Заглянув еще глубже, мы поймем, что мы сами там тоже есть. В этом нетрудно убедиться — ведь когда мы смотрим на листок бумаги, он становится частью нашего восприятия. Твой ум, как и мой ум, обращен к нему. Значит, мы можем сказать, что на этом листке бумаги есть всё. Ты не можешь назвать ни одной вещи, которой бы на нем не было, — время, пространство, земля, дождь, ископаемые в недрах земли, солнце, туча, река, тепло. Всё сосуществует с этим листком бумаги. Слово «сосуществовать» должно быть включено в словарь. Существовать — значит сосуществовать. Ты не можешь существовать отдельно — только вместе со всем остальным. Этот листок бумаги существует, поскольку существует всё остальное.

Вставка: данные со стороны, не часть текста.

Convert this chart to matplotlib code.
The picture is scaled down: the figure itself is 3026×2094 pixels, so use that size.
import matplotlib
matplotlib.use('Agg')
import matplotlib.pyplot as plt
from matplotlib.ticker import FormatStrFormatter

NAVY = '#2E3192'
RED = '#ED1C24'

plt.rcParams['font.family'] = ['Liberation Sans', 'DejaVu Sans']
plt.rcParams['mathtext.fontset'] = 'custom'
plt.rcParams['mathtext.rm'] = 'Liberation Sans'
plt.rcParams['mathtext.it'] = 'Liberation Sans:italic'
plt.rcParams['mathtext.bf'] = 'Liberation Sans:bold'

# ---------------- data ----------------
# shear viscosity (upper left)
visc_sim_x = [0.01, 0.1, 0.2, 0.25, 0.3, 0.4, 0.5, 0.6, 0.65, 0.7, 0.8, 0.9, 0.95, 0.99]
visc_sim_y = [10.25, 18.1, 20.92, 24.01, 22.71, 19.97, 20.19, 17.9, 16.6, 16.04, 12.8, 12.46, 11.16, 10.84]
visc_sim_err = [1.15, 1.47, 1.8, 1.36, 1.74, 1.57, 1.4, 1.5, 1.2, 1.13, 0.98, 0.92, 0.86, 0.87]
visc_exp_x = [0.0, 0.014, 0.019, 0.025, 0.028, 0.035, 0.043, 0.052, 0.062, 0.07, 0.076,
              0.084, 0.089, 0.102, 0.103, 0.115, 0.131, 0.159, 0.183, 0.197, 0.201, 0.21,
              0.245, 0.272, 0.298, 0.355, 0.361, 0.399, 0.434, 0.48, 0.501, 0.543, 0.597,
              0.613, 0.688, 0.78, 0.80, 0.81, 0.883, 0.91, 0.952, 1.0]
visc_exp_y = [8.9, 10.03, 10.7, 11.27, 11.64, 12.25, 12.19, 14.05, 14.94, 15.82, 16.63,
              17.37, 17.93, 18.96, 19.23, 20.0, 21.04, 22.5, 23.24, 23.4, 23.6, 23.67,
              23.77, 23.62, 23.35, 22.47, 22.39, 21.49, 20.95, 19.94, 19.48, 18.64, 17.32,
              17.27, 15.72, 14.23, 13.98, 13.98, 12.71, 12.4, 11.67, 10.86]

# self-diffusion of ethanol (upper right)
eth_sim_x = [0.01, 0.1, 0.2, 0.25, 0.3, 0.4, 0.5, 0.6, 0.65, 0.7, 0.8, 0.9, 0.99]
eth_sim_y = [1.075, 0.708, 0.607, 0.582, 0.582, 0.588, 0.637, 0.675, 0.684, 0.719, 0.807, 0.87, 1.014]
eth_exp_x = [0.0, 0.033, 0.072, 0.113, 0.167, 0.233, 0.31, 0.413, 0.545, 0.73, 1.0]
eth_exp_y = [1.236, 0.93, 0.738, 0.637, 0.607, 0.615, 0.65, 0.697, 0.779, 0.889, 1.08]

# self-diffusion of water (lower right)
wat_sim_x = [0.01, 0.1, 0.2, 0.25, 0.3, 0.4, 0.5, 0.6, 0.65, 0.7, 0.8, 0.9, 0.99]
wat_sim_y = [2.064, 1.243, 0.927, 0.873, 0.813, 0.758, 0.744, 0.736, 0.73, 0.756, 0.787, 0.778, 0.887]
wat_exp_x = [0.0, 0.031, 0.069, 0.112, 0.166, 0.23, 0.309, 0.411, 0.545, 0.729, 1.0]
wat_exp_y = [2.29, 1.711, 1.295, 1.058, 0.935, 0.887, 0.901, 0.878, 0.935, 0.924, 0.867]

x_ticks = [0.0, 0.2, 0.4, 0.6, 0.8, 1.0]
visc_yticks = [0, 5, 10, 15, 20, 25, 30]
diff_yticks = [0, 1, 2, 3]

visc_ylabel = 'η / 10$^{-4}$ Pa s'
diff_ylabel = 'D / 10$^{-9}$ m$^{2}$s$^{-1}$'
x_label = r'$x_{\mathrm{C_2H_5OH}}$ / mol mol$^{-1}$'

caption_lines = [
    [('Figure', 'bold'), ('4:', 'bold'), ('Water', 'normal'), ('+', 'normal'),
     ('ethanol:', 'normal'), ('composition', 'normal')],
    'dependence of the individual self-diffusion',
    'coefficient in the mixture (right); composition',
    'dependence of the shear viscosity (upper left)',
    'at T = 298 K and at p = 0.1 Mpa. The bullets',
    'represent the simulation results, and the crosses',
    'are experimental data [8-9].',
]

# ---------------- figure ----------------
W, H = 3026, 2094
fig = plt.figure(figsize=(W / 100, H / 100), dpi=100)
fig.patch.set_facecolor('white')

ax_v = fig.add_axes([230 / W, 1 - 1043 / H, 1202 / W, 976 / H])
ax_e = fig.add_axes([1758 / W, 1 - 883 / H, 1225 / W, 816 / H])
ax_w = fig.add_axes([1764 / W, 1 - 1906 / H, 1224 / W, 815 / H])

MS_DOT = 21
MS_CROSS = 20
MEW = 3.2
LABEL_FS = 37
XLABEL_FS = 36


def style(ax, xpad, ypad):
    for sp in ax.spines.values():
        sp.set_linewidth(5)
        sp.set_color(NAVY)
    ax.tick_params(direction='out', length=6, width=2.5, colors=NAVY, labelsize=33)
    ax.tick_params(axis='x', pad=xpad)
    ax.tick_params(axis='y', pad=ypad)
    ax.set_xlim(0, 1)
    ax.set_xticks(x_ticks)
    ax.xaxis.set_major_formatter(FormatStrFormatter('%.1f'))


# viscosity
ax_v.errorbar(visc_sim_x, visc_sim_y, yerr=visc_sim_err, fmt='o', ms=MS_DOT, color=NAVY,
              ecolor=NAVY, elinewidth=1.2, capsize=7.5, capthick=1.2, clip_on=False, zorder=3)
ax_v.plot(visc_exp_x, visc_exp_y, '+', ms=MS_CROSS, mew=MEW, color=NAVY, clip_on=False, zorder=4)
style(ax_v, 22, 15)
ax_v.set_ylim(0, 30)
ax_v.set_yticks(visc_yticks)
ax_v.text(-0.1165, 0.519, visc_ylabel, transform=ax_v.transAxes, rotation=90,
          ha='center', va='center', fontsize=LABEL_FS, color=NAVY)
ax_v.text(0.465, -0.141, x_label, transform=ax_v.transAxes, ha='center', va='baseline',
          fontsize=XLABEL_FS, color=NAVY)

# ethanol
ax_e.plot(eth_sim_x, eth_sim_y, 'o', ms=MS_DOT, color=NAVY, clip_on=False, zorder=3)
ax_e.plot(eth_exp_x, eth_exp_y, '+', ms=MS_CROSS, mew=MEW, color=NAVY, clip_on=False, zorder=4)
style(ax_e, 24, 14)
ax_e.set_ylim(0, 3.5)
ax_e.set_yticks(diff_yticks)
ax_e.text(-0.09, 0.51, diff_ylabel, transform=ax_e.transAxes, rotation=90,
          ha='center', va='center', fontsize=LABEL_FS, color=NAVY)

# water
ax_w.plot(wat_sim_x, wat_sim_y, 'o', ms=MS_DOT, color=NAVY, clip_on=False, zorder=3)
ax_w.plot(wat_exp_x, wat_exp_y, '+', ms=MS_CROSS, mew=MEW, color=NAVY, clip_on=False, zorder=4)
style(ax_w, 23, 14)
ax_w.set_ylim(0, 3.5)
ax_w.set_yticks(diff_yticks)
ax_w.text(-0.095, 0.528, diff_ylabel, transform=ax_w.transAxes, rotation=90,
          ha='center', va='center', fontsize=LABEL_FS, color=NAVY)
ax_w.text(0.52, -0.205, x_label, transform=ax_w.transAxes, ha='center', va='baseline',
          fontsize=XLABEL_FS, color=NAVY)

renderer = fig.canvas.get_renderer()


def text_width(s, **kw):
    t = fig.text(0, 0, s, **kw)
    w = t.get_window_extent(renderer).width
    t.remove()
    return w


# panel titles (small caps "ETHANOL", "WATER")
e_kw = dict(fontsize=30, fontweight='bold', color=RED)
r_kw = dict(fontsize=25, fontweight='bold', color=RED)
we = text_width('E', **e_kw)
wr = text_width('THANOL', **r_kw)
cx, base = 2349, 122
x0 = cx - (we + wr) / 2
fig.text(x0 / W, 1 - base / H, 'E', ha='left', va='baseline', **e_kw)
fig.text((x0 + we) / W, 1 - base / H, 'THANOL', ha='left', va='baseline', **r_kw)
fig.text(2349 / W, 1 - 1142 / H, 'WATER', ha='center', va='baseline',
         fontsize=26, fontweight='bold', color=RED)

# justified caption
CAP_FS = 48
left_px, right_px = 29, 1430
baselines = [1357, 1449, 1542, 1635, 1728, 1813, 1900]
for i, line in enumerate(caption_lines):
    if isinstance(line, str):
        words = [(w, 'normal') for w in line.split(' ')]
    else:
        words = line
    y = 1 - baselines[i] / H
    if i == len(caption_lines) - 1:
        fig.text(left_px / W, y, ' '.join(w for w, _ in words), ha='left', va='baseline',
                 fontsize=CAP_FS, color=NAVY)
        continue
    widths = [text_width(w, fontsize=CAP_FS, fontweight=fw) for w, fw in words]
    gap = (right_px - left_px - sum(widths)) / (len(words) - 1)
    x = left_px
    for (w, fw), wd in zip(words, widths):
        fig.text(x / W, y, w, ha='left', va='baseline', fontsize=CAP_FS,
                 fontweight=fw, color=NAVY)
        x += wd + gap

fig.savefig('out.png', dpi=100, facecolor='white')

Однако, может быть, для того, чтобы привести пример внимательной поэзии, не нужно ходить так далеко — во Вьетнам и Калифорнию. Вот стихотворение Януша Шубера[144] из сборника «Божья коровка на снегу», изданного в Саноке[145] ничтожно малым тиражом. Это описание плода, сливы — изнутри и снаружи. Или же описание ощущений человека, который ест сливу.
Пение петухов[146]
Пение петухов — к перемене погоды:
Под синей тучей синие ядра слив
С пепельным налётом и липкой щелью —
Там сладкие струпья грязного янтаря.
Язык пытается сгладить шероховатость косточки,
Проходят годы. А она всё так же ранит нёбо,
Обещая прикосновение к сути — дну того дня,
Когда распелись петухи, предвещая перемену погоды[147].
Восхищение
Я восхищался многими людьми. Поскольку себя я считал кривым деревом, прямые деревья заслуживали моего преклонения. Правда, нужно помнить о том, что бывает перед Рождеством, когда мы отправляемся покупать елку. Ряды прекрасных деревцев — издали все кажутся великолепными, но вблизи почти ни одно не соответствует нашим представлениям об идеальной елочке. Одна слишком хилая, вторая — кривая, третья — низкая, и так далее. То же самое с людьми: наверное, другие представлялись мне такими внушительными потому, что я не знал их ближе, а мои собственные изъяны были мне хорошо известны.